String theory is currently faced with a very
hard obstacle: It seems to be a nearly insurmountable difficulty to
formulate a full-fledged string field theory which would create its own
ground state. The mathematics Humans so far has mastered is not sufficient
to resolve this difficulty. Thus, string theorists must, for the time
being, tackle a less ambitious problem, namely to formulate string theory
in a given background. This means, among other things, that one has to
make choices for the world sheet conformal field theories. Now, the easy
choices are the rational conformal field theories. But these are so
special that they certainly are not representing the generic conformal
field theories from which one should presumably choose. On the other hand,
logarithmic conformal field theory looks so much more like a generic
conformal field theory, that it might be a superior choice to test and
develop string theory further. This will be the most important future
direction of my research.
I clearly wish to stress that my approach to
research in string theory is still of the fundamental kind, as I am
ultimatley interested in finding a self-contained formulation of string
theory in terms of string field theory. Thus, my research is more
about exploring the space of conformal field theories in general than
making intelligent guesses about a suitable point in it. Moreover, I am
not so much concerned with guessing a suitable string background in the
vast Landscape of string theories in the hope to get, by accident,
phenomenological acceptable particle spectra. This latter
approach to string theory is a phenomenological approach, not a fundamental
one. I personally hold it with Seneca:
“non est ars quae ad effectum casu venit :: that which achieves its effect by accident is not art.”
:: What is Mathematical Physics? ::
Nota Bene: One small remark about what is mathematical physics and what is not. Mathematical physics is defined as a methodology in theoretical physics.

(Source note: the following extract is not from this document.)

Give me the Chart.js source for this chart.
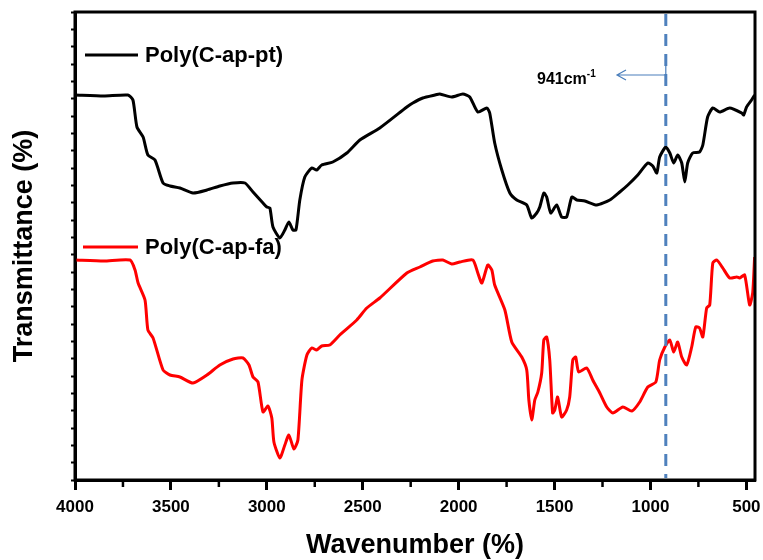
<!DOCTYPE html>
<html>
<head>
<meta charset="utf-8">
<script src="https://cdn.jsdelivr.net/npm/chart.js@4.4.1/dist/chart.umd.min.js"></script>
<style>
  html, body { margin: 0; padding: 0; background: #fff; }
  #wrap { width: 763px; height: 560px; }
</style>
</head>
<body>
<div id="wrap"><canvas id="ftir"></canvas></div>
<script>
// Poly(C-ap-pt) spectrum (wavenumber cm-1, transmittance a.u.)
const ptWave = [4000, 3850, 3724, 3698, 3677, 3645, 3620, 3583, 3541, 3505, 3453, 3385, 3312, 3245, 3176, 3114,
  3072, 3020, 3000, 2984, 2968, 2932, 2906, 2885, 2864, 2848, 2828, 2802, 2766, 2740, 2714, 2656, 2583, 2515,
  2411, 2270, 2239, 2187, 2124, 2098, 2036, 1978, 1942, 1900, 1853, 1838, 1812, 1775, 1733, 1697, 1645, 1619,
  1593, 1577, 1556, 1541, 1520, 1489, 1463, 1437, 1410, 1384, 1342, 1280, 1212, 1160, 1118, 1066, 1014, 988,
  967, 952, 920, 899, 879, 858, 837, 821, 806, 780, 744, 727, 702, 675, 639, 587, 524, 514, 499, 473, 457];
const ptT = [385, 384, 385, 380, 353, 343, 325, 320, 297, 294, 292, 287, 290, 294, 297, 297,
  288, 277, 273, 272, 253, 242, 250, 258, 250, 250, 280, 303, 312, 310, 315, 318, 327, 340,
  352, 373, 377, 382, 385, 386, 383, 386, 383, 368, 372, 367, 337, 310, 287, 280, 275, 262,
  267, 273, 287, 283, 267, 275, 263, 263, 283, 280, 279, 275, 280, 288, 295, 305, 317, 314,
  307, 323, 333, 327, 317, 325, 317, 298, 317, 327, 328, 335, 363, 372, 368, 372, 367, 365, 373, 380, 385];

// Poly(C-ap-fa) spectrum
const faWave = [4000, 3850, 3713, 3687, 3671, 3635, 3620, 3593, 3541, 3505, 3453, 3385, 3312, 3245, 3176, 3124,
  3093, 3072, 3046, 3020, 2994, 2974, 2963, 2932, 2906, 2885, 2859, 2838, 2817, 2791, 2766, 2740, 2714, 2672,
  2620, 2531, 2479, 2411, 2270, 2202, 2135, 2082, 2036, 1994, 1926, 1900, 1879, 1848, 1827, 1812, 1759, 1723,
  1671, 1645, 1634, 1619, 1603, 1587, 1567, 1556, 1541, 1525, 1510, 1499, 1484, 1463, 1437, 1421, 1405, 1390,
  1374, 1332, 1301, 1264, 1228, 1196, 1144, 1097, 1056, 1014, 972, 952, 925, 899, 879, 858, 837, 811, 785,
  764, 744, 727, 707, 691, 675, 654, 623, 587, 550, 535, 509, 483, 467, 457];
const faT = [220, 219, 220, 210, 197, 180, 150, 142, 110, 105, 103, 97, 105, 115, 121, 122,
  115, 103, 98, 68, 74, 62, 38, 22, 35, 45, 31, 40, 100, 125, 132, 130, 134, 135,
  145, 160, 172, 182, 207, 213, 219, 220, 216, 218, 220, 207, 197, 215, 210, 195, 170, 138,
  123, 110, 80, 60, 80, 88, 107, 140, 143, 120, 67, 70, 83, 63, 70, 83, 120, 123,
  108, 112, 100, 87, 73, 67, 73, 69, 78, 93, 98, 120, 133, 140, 128, 138, 123, 115, 133,
  153, 152, 143, 172, 175, 217, 220, 212, 202, 203, 202, 205, 175, 187, 223];

const seriesNames = ['Poly(C-ap-pt)', 'Poly(C-ap-fa)'];
const seriesColors = ['#000000', '#ff0000'];
const xTickValues = [4000, 3500, 3000, 2500, 2000, 1500, 1000, 500];
const markerWave = 920;
const markerLabel = '941cm';

const toPoints = (w, t) => w.map((v, i) => ({ x: v, y: t[i] }));
const FONT = '"Liberation Sans", Arial, sans-serif';

// frame, minor ticks, marker line, arrow note and legend
const extras = {
  id: 'extras',
  afterDatasetsDraw(chart) {
    const { ctx, chartArea: a, scales: { x } } = chart;
    ctx.save();
    // dashed marker line
    const mx = x.getPixelForValue(markerWave);
    ctx.strokeStyle = '#4f81bd';
    ctx.lineWidth = 3;
    ctx.setLineDash([12, 8]);
    ctx.beginPath();
    ctx.moveTo(mx, a.top + 2);
    ctx.lineTo(mx, a.bottom - 2);
    ctx.stroke();
    ctx.setLineDash([]);

    // arrow to the label
    ctx.strokeStyle = '#4a7ebb';
    ctx.lineWidth = 1.2;
    ctx.beginPath();
    ctx.moveTo(mx, 64);
    ctx.lineTo(mx, 75);
    ctx.lineTo(617, 75);
    ctx.moveTo(626, 70);
    ctx.lineTo(617, 75);
    ctx.lineTo(626, 80);
    ctx.stroke();

    ctx.fillStyle = '#000';
    ctx.font = 'bold 16px ' + FONT;
    ctx.textBaseline = 'middle';
    ctx.textAlign = 'left';
    ctx.fillText(markerLabel, 537, 80);
    const w = ctx.measureText(markerLabel).width;
    ctx.font = 'bold 10px ' + FONT;
    ctx.fillText('-1', 537 + w, 74);

    // frame
    ctx.strokeStyle = '#000';
    ctx.lineWidth = 3;
    ctx.strokeRect(a.left, a.top, a.right - a.left, a.bottom - a.top);

    // minor x ticks
    ctx.lineWidth = 2.5;
    for (let v = 3750; v > 455; v -= 500) {
      const px = x.getPixelForValue(v);
      ctx.beginPath();
      ctx.moveTo(px, a.bottom);
      ctx.lineTo(px, a.bottom + 7);
      ctx.stroke();
    }

    // legend entries
    const legendPos = [[85, 55], [83, 247]];
    ctx.font = 'bold 22px ' + FONT;
    seriesNames.forEach((name, i) => {
      const [lx, ly] = legendPos[i];
      ctx.strokeStyle = seriesColors[i];
      ctx.lineWidth = 3;
      ctx.beginPath();
      ctx.moveTo(lx, ly);
      ctx.lineTo(138, ly);
      ctx.stroke();
      ctx.fillStyle = '#000';
      ctx.fillText(name, 145, ly + 1);
    });
    ctx.restore();
  }
};

const ftirCtx = document.getElementById('ftir').getContext('2d');
const ftirChart = new Chart(ftirCtx, {
  type: 'line',
  data: {
    datasets: [
      {
        label: seriesNames[0],
        data: toPoints(ptWave, ptT),
        borderColor: seriesColors[0],
        borderWidth: 3,
        pointRadius: 0,
        tension: 0.2,
        fill: false
      },
      {
        label: seriesNames[1],
        data: toPoints(faWave, faT),
        borderColor: seriesColors[1],
        borderWidth: 3,
        pointRadius: 0,
        tension: 0.2,
        fill: false
      }
    ]
  },
  options: {
    responsive: true,
    maintainAspectRatio: false,
    animation: false,
    layout: { padding: { top: 12, right: 8, left: 0, bottom: 0 } },
    plugins: {
      legend: { display: false },
      tooltip: { enabled: false }
    },
    scales: {
      x: {
        type: 'linear',
        reverse: true,
        min: 455,
        max: 4000,
        afterFit: s => { s.height = 80; s.paddingLeft = 0; s.paddingRight = 0; },
        afterBuildTicks: s => { s.ticks = xTickValues.map(v => ({ value: v })); },
        border: { color: '#000', width: 3 },
        grid: { drawOnChartArea: false, tickLength: 10, tickWidth: 3, tickColor: '#000' },
        ticks: {
          includeBounds: false,
          padding: 7,
          color: '#000',
          callback: v => String(v),
          font: { family: FONT, size: 17, weight: 'bold' }
        },
        title: {
          display: true,
          text: 'Wavenumber (%)',
          color: '#000',
          padding: { top: 0, bottom: 0 },
          font: { family: FONT, size: 27, weight: 'bold', lineHeight: 1.05 }
        }
      },
      y: {
        min: 0,
        max: 468,
        afterFit: s => { s.width = 75; },
        border: { color: '#000', width: 3 },
        grid: { drawOnChartArea: false, tickLength: 4, tickWidth: 2, tickColor: '#000' },
        ticks: { display: false, stepSize: 468 / 27 },
        title: {
          display: true,
          text: 'Transmittance (%)',
          color: '#000',
          padding: { top: 10, bottom: 0 },
          font: { family: FONT, size: 27, weight: 'bold', lineHeight: 1.05 }
        }
      }
    }
  },
  plugins: [extras]
});
</script>
</body>
</html>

It is not defined by the topic one thinks about, but by the way how you think about this topic. In particular, if you think about a theory which has no experimental input so far does not automatically mean that you do mathematical physics. For example, you may think about string theory in a fundamental way, or in a phenomenological way. Both are valid methodologies, but the former is mathematical physics, and the latter is not. It is a very sad matter that many string theorists do not understand this difference. String phenomenology, certainly an important field of research, should not be called mathematical physics. This is abuse of language, and it is, in the philosophy of science, an incorrect terminology.